The Hon. K.J. MAHER: I do not think it will surprise the opposition that the government will not be supporting this. The current distance of three metres—
The Hon. N.J. Centofanti interjecting:
The Hon. K.J. MAHER: Sir, I seek your protection from the Leader of the Opposition. The current distance of three metres aligns with rules for clearing trees around dwellings in relation to regulating significant trees under the state's planning system, and we think it is appropriate here.
The Hon. C. BONAROS: Can the Leader of the Opposition just confirm who was consulted with in relation to this particular change? Where did it come from?
The Hon. K.J. Maher: The shadow minister?
The Hon. N.J. CENTOFANTI: The Attorney does make a good point. In terms of consultation, I would probably have to take that on notice, to be honest, because I am not the shadow minister. So I am happy to take that on notice and bring back a reply for the honourable member.
The Hon. T.A. FRANKS: I will not be supporting this amendment. It increases from three to four metres the area where clearance is allowed without permission. Of course, clearance can occur where permission is sought and agreed if it is appropriate.
The Hon. R.A. SIMMS: Ditto.
The CHAIR: One of your better contributions.
The Hon. R.A. SIMMS: I am not supporting it either.
Amendments negatived.
The Hon. N.J. CENTOFANTI: I move:
Amendment No 16 [Centofanti–1]—
Page 139, line 34 [Schedule 2 clause 14(1)(e)(i)(B)]—Delete '1 m' and substitute '2 m'
This amendment modifies clause 14(1)(e)(i)(B) in schedule 2 by changing a clearance measurement from one metre to two metres. Whilst the exact wording of clause 14(1)(e)(i)(B) is not quoted, this provision is really about allowing clearance activities such as vegetation around fence lines and pipelines, firebreaks, maintaining track access or visibility, or ensuring asset protection zones. It doubles the permitted clearance width in the context from one metre to two metres, and again allows greater flexibility for landholders or infrastructure managers to maintain safe and practical access around specified features.
The Hon. K.J. MAHER: The government will not be supporting this. I am advised the current distance of one metre is consistent with the approach currently applied under the Native Vegetation Regulations. We will not be supporting a change.
Amendment negatived.
The Hon. T.A. FRANKS: I move:
Amendment No 5 [Franks–3]—
Page 145, lines 33 and 34 [Schedule 2 clause 29(1)]—Delete subclause (1)
This ensures that pastoral grazing is not exempt from the need to gain permission to clear, and would see the act revert to the existing policy under the Native Vegetation Act.
The Hon. K.J. MAHER: I rise to indicate that the government will be supporting this amendment, along with the following two amendments Nos 6 and 7 [Franks-3], to ensure that the circumstances in which grazing of native plants can occur without the need to apply for a clearance authorisation are treated consistently throughout the state.

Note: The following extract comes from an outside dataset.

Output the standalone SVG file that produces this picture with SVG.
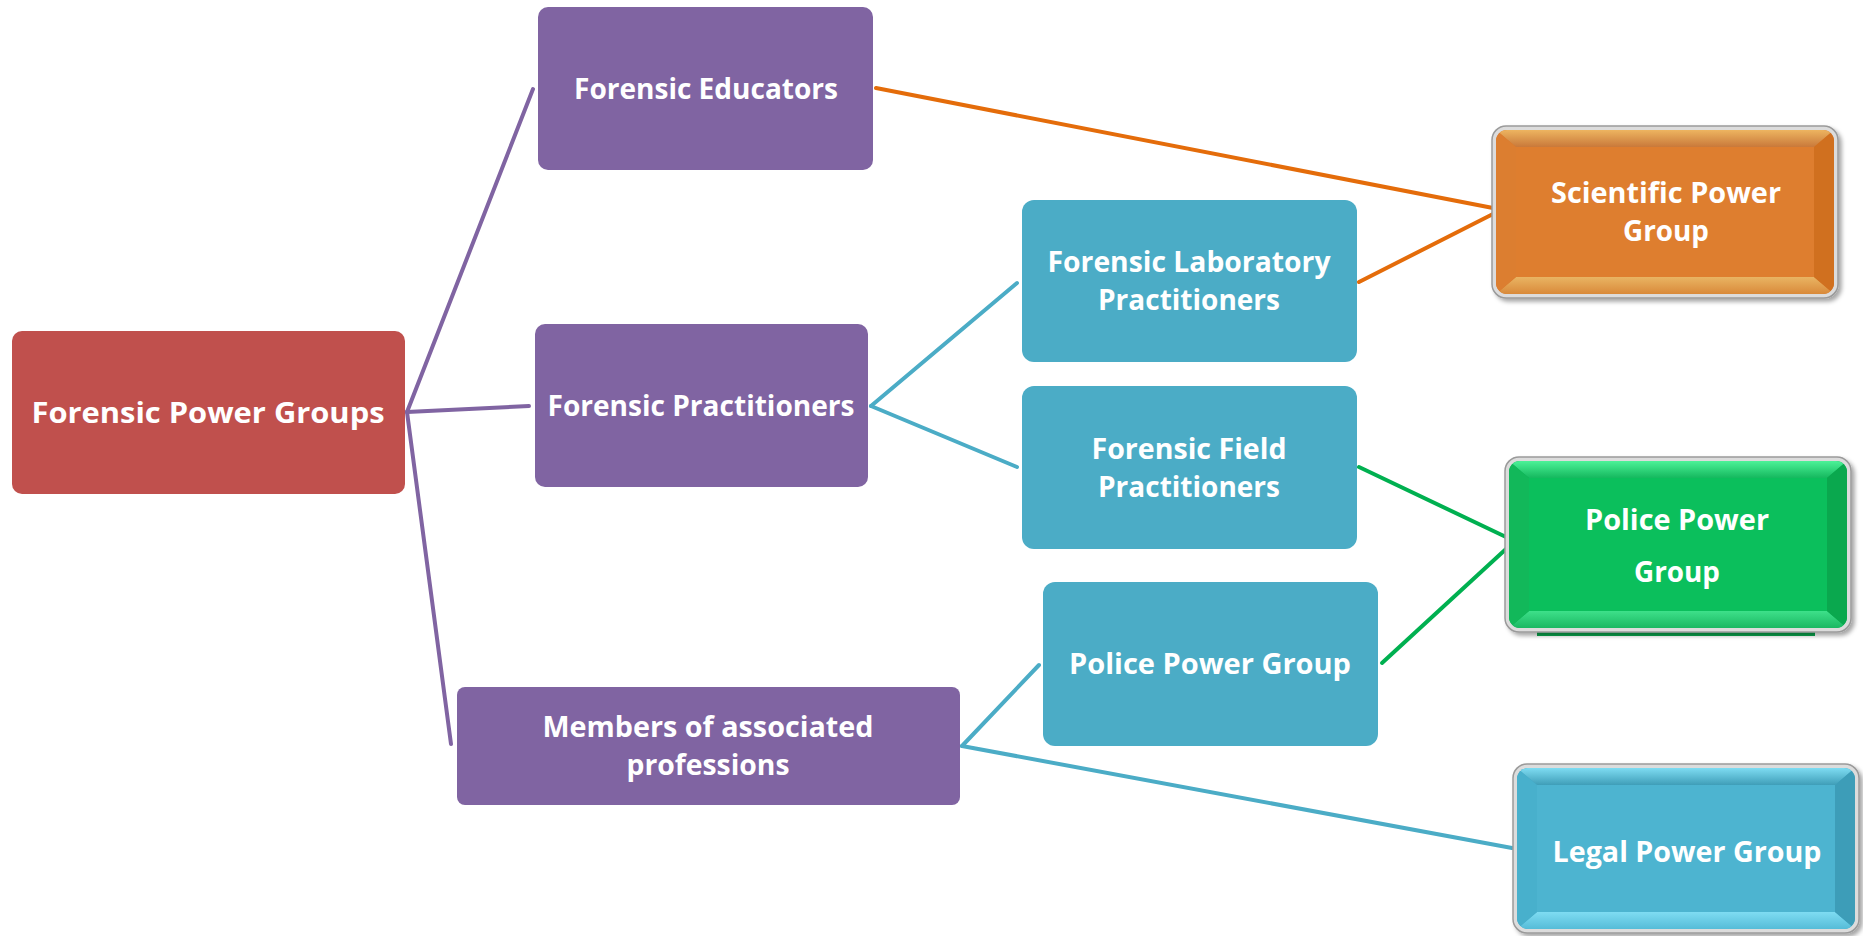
<svg xmlns="http://www.w3.org/2000/svg" width="1863" height="936" viewBox="0 0 1863 936">
<style>
.t{font-family:"Open Sans","Noto Sans","Liberation Sans",sans-serif;font-weight:700;font-size:29px;fill:#ffffff;text-anchor:middle}
.conn{fill:none;stroke-width:4;stroke-linecap:round}
.pur{stroke:#8064A2}.blu{stroke:#4BACC6}.ora{stroke:#E46C0A}.grn{stroke:#00B050}
.frame{fill:#dcdcdc;stroke:#9a9a9a;stroke-width:1.5}
</style>
<defs>
<filter id="sh" x="-5%" y="-5%" width="115%" height="120%"><feDropShadow dx="3" dy="3" stdDeviation="2" flood-color="#000" flood-opacity="0.35"/></filter>
<linearGradient id="oTop" x1="0" y1="0" x2="0" y2="1"><stop offset="0" stop-color="#EDB460"/><stop offset="1" stop-color="#C9793A"/></linearGradient>
<linearGradient id="oBot" x1="0" y1="0" x2="0" y2="1"><stop offset="0" stop-color="#E9B463"/><stop offset="1" stop-color="#D98A3A"/></linearGradient>
<linearGradient id="gTop" x1="0" y1="0" x2="0" y2="1"><stop offset="0" stop-color="#4CF298"/><stop offset="1" stop-color="#15B85E"/></linearGradient>
<linearGradient id="gBot" x1="0" y1="0" x2="0" y2="1"><stop offset="0" stop-color="#3EE08A"/><stop offset="1" stop-color="#1AB862"/></linearGradient>
<linearGradient id="bTop" x1="0" y1="0" x2="0" y2="1"><stop offset="0" stop-color="#7EDCF2"/><stop offset="1" stop-color="#3F9EB8"/></linearGradient>
<linearGradient id="bBot" x1="0" y1="0" x2="0" y2="1"><stop offset="0" stop-color="#7FDCF2"/><stop offset="1" stop-color="#55BCD8"/></linearGradient>
<clipPath id="c1"><rect x="1496" y="130" width="338" height="164" rx="11"/></clipPath>
<clipPath id="c2"><rect x="1509" y="461" width="338" height="167" rx="11"/></clipPath>
<clipPath id="c3"><rect x="1517" y="768" width="338" height="161" rx="11"/></clipPath>
</defs>
<rect width="1863" height="936" fill="#ffffff"/>
<g id="connectors">
<line class="conn pur" x1="407" y1="412" x2="533" y2="89"/>
<line class="conn pur" x1="407" y1="412" x2="529" y2="406"/>
<line class="conn pur" x1="407" y1="412" x2="451" y2="744"/>
<line class="conn blu" x1="871" y1="406" x2="1017" y2="283"/>
<line class="conn blu" x1="871" y1="406" x2="1017" y2="467"/>
<line class="conn blu" x1="962" y1="746" x2="1039" y2="665"/>
<line class="conn blu" x1="962" y1="746" x2="1512" y2="848"/>
<line class="conn ora" x1="876" y1="88" x2="1493" y2="208"/>
<line class="conn ora" x1="1359" y1="282" x2="1493" y2="214"/>
<line class="conn grn" x1="1359" y1="467" x2="1506" y2="537"/>
<line class="conn grn" x1="1382" y1="663" x2="1506" y2="549"/>
</g>
<g id="forensic-power-groups">
<rect x="12" y="331" width="393" height="163" rx="10" fill="#C0504D"/>
<text class="t" x="208" y="423" textLength="353" lengthAdjust="spacingAndGlyphs">Forensic Power Groups</text>
</g>
<g id="forensic-educators">
<rect x="538" y="7" width="335" height="163" rx="10" fill="#8064A2"/>
<text class="t" x="706" y="99" textLength="264" lengthAdjust="spacingAndGlyphs">Forensic Educators</text>
</g>
<g id="forensic-practitioners">
<rect x="535" y="324" width="333" height="163" rx="10" fill="#8064A2"/>
<text class="t" x="701" y="416" textLength="307" lengthAdjust="spacingAndGlyphs">Forensic Practitioners</text>
</g>
<g id="members-associated">
<rect x="457" y="687" width="503" height="118" rx="8" fill="#8064A2"/>
<text class="t" x="708" y="737" textLength="331" lengthAdjust="spacingAndGlyphs">Members of associated</text>
<text class="t" x="708" y="775" textLength="163" lengthAdjust="spacingAndGlyphs">professions</text>
</g>
<g id="lab-practitioners">
<rect x="1022" y="200" width="335" height="162" rx="12" fill="#4BACC6"/>
<text class="t" x="1189" y="272" textLength="283" lengthAdjust="spacingAndGlyphs">Forensic Laboratory</text>
<text class="t" x="1189" y="310" textLength="182" lengthAdjust="spacingAndGlyphs">Practitioners</text>
</g>
<g id="field-practitioners">
<rect x="1022" y="386" width="335" height="163" rx="12" fill="#4BACC6"/>
<text class="t" x="1189" y="459" textLength="195" lengthAdjust="spacingAndGlyphs">Forensic Field</text>
<text class="t" x="1189" y="497" textLength="182" lengthAdjust="spacingAndGlyphs">Practitioners</text>
</g>
<g id="police-power-group-blue">
<rect x="1043" y="582" width="335" height="164" rx="12" fill="#4BACC6"/>
<text class="t" x="1210" y="674" textLength="282" lengthAdjust="spacingAndGlyphs">Police Power Group</text>
</g>
<g id="scientific-power-group">
<rect class="frame" x="1492" y="126" width="346" height="172" rx="14" filter="url(#sh)"/>
<g clip-path="url(#c1)">
<rect x="1496" y="130" width="338" height="164" fill="#D9772A"/>
<polygon points="1496,130 1834,130 1814,147 1516,147" fill="url(#oTop)"/>
<polygon points="1496,294 1834,294 1814,277 1516,277" fill="url(#oBot)"/>
<polygon points="1496,130 1516,147 1516,277 1496,294" fill="#DC7E30"/>
<polygon points="1834,130 1814,147 1814,277 1834,294" fill="#D0701F"/>
<rect x="1516" y="147" width="298" height="130" fill="#DE7E2F"/>
</g>
<text class="t" x="1666" y="203" textLength="230" lengthAdjust="spacingAndGlyphs">Scientific Power</text>
<text class="t" x="1666" y="241" textLength="86" lengthAdjust="spacingAndGlyphs">Group</text>
</g>
<g id="police-power-group-green">
<rect x="1537" y="626" width="278" height="10" fill="#0AA84E"/>
<rect class="frame" x="1505" y="457" width="346" height="175" rx="14" filter="url(#sh)"/>
<g clip-path="url(#c2)">
<rect x="1509" y="461" width="338" height="167" fill="#0AAE52"/>
<polygon points="1509,461 1847,461 1827,478 1529,478" fill="url(#gTop)"/>
<polygon points="1509,628 1847,628 1827,611 1529,611" fill="url(#gBot)"/>
<polygon points="1509,461 1529,478 1529,611 1509,628" fill="#12B85A"/>
<polygon points="1847,461 1827,478 1827,611 1847,628" fill="#0AA84E"/>
<rect x="1529" y="478" width="298" height="133" fill="#0BBF5C"/>
</g>
<text class="t" x="1677" y="530" textLength="184" lengthAdjust="spacingAndGlyphs">Police Power</text>
<text class="t" x="1677" y="582" textLength="86" lengthAdjust="spacingAndGlyphs">Group</text>
</g>
<g id="legal-power-group">
<rect class="frame" x="1513" y="764" width="346" height="169" rx="14" filter="url(#sh)"/>
<g clip-path="url(#c3)">
<rect x="1517" y="768" width="338" height="161" fill="#42A6C2"/>
<polygon points="1517,768 1855,768 1835,785 1537,785" fill="url(#bTop)"/>
<polygon points="1517,929 1855,929 1835,912 1537,912" fill="url(#bBot)"/>
<polygon points="1517,768 1537,785 1537,912 1517,929" fill="#48B0CC"/>
<polygon points="1855,768 1835,785 1835,912 1855,929" fill="#3D9DB8"/>
<rect x="1537" y="785" width="298" height="127" fill="#4DB4D0"/>
</g>
<text class="t" x="1687" y="862" textLength="269" lengthAdjust="spacingAndGlyphs">Legal Power Group</text>
</g>
</svg>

The government accepts that this will provide greater clarity for graziers.
Amendment carried.
The Hon. T.A. FRANKS: I move:
Amendment No 6 [Franks–3]—
Page 145, lines 35 and 36 [Schedule 2 clause 29(2)]—Delete 'that is not pastoral land'
Amendment No 7 [Franks–3]—
Page 146, lines 1 and 2 [Schedule 2 clause 29(3)]—Delete 'that is not pastoral land'
These are consequential to amendment No. 5 [Franks-3].
Amendments carried; schedule as amended passed.
Schedule 3 passed.
Schedule 4.
The Hon. T.A. FRANKS: I move:
Amendment No 42 [Franks–1]—
Page 148, line 20 [Schedule 4 clause 1(b)(ii)]—Delete subparagraph (ii)

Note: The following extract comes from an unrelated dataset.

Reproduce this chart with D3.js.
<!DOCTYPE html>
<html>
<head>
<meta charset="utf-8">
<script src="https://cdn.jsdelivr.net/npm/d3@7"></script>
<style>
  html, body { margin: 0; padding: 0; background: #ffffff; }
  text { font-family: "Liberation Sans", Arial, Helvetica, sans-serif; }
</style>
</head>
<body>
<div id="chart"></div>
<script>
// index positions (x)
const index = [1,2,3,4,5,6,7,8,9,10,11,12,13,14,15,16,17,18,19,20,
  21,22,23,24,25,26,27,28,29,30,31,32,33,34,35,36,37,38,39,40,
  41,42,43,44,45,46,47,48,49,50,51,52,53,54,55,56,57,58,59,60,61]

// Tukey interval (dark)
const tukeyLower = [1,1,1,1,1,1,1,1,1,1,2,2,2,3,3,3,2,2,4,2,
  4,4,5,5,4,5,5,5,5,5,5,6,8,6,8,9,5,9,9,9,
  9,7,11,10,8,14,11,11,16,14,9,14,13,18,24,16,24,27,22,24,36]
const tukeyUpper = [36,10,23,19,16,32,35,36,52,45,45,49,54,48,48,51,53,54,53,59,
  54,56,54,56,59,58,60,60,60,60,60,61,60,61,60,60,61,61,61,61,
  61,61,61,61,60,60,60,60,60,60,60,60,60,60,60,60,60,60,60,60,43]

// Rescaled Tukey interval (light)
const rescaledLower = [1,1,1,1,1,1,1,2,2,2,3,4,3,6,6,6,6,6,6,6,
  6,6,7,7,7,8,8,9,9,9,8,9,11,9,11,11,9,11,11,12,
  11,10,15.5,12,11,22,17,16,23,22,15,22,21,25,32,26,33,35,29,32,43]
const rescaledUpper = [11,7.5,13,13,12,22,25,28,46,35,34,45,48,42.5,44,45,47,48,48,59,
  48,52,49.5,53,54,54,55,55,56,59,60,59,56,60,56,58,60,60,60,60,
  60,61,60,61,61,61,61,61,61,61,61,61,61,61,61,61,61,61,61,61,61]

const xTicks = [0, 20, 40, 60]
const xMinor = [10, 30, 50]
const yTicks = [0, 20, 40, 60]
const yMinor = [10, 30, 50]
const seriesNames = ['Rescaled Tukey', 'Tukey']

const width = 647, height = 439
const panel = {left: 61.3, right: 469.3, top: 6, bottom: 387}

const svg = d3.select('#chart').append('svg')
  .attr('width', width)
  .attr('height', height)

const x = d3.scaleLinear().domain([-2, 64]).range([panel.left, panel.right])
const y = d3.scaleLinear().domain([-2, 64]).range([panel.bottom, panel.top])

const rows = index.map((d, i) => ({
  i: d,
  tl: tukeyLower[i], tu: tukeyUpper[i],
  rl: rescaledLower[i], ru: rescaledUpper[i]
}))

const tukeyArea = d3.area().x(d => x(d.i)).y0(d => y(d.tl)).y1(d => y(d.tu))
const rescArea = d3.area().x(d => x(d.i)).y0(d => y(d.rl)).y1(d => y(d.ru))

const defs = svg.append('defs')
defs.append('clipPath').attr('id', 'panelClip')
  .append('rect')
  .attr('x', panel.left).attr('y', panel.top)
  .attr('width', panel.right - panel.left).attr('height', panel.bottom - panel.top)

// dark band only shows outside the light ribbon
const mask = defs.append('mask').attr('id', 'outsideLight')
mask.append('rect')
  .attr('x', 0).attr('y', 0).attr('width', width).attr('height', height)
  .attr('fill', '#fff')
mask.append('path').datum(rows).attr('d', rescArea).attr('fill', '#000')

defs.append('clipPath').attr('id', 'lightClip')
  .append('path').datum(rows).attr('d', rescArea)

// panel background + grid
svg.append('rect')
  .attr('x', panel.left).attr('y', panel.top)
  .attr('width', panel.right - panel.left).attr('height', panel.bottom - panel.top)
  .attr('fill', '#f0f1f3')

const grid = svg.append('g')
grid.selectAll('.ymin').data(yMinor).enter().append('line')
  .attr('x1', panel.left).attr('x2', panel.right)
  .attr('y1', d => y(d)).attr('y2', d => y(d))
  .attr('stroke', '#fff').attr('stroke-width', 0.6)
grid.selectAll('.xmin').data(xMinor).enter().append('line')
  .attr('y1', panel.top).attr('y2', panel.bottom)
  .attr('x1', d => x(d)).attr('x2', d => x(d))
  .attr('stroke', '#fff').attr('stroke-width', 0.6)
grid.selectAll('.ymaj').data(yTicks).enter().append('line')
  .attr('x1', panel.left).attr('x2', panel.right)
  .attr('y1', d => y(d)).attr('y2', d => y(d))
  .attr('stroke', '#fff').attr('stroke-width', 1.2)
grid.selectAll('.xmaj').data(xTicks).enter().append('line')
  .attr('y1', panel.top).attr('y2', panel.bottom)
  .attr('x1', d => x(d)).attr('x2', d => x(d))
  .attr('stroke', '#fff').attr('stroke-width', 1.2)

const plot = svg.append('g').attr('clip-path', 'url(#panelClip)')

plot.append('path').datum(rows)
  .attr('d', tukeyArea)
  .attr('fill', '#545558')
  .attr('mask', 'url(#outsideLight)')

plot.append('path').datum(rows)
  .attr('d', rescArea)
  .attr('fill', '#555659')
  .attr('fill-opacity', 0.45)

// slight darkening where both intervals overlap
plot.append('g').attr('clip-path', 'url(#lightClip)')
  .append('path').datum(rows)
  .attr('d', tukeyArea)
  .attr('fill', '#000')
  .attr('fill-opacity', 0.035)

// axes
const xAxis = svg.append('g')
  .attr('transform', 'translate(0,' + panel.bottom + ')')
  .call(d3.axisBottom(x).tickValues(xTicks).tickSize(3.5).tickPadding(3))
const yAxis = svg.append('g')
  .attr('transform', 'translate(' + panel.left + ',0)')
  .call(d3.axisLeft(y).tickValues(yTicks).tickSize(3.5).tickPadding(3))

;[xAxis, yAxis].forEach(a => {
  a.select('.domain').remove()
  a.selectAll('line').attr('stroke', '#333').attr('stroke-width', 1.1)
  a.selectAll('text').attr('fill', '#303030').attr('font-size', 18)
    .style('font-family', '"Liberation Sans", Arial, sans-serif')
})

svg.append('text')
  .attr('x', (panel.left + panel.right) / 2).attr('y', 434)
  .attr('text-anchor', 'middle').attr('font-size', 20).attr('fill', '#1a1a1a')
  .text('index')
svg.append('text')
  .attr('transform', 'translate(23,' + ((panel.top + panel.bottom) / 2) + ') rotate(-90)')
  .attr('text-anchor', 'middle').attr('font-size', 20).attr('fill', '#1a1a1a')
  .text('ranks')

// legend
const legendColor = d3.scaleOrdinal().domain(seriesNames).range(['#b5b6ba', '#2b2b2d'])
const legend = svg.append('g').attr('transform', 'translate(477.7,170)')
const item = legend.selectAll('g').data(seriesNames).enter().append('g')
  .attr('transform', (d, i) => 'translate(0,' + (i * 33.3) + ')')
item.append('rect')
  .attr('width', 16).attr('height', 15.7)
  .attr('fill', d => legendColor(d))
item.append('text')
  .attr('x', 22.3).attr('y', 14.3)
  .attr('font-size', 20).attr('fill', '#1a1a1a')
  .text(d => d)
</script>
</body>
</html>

This removes the capacity for a landowner to remove a dingo merely on suspicion. Dingoes are apex predators and there is a good amount of evidence to show that they make a huge contribution in controlling the numbers and impacts of feral species such as goats. Mammals form the main part of their diet—especially rabbits, kangaroos, wallabies and wombats—and only when native species are scarce do they hunt domestic animals and farm livestock. In fact, the kangaroo is the species most often taken by dingoes.
The Hon. K.J. MAHER: I am afraid on this occasion the government will not be supporting the amendment. My advice, and the government's view, is that the proposed amendment is not consistent with the South Australian Wild Dog Management Strategy and will not be supported.
The Hon. N.J. CENTOFANTI: I rise to indicate, and it probably does not surprise the member, that the opposition will not be supporting her amendment.
The Hon. R.A. SIMMS: I do support the amendment.
Amendment negatived.
The Hon. T.A. FRANKS: I move:
Amendment No 43 [Franks–1]—
Page 148, lines 33 to 35 [Schedule 4 clause 1(d)(iii)]—Delete subparagraph (iii)
This removes the capacity for habitat to be removed merely on suspicion. Again, we are going to hopefully have legislation that does not rely on suspicion rather than established fact.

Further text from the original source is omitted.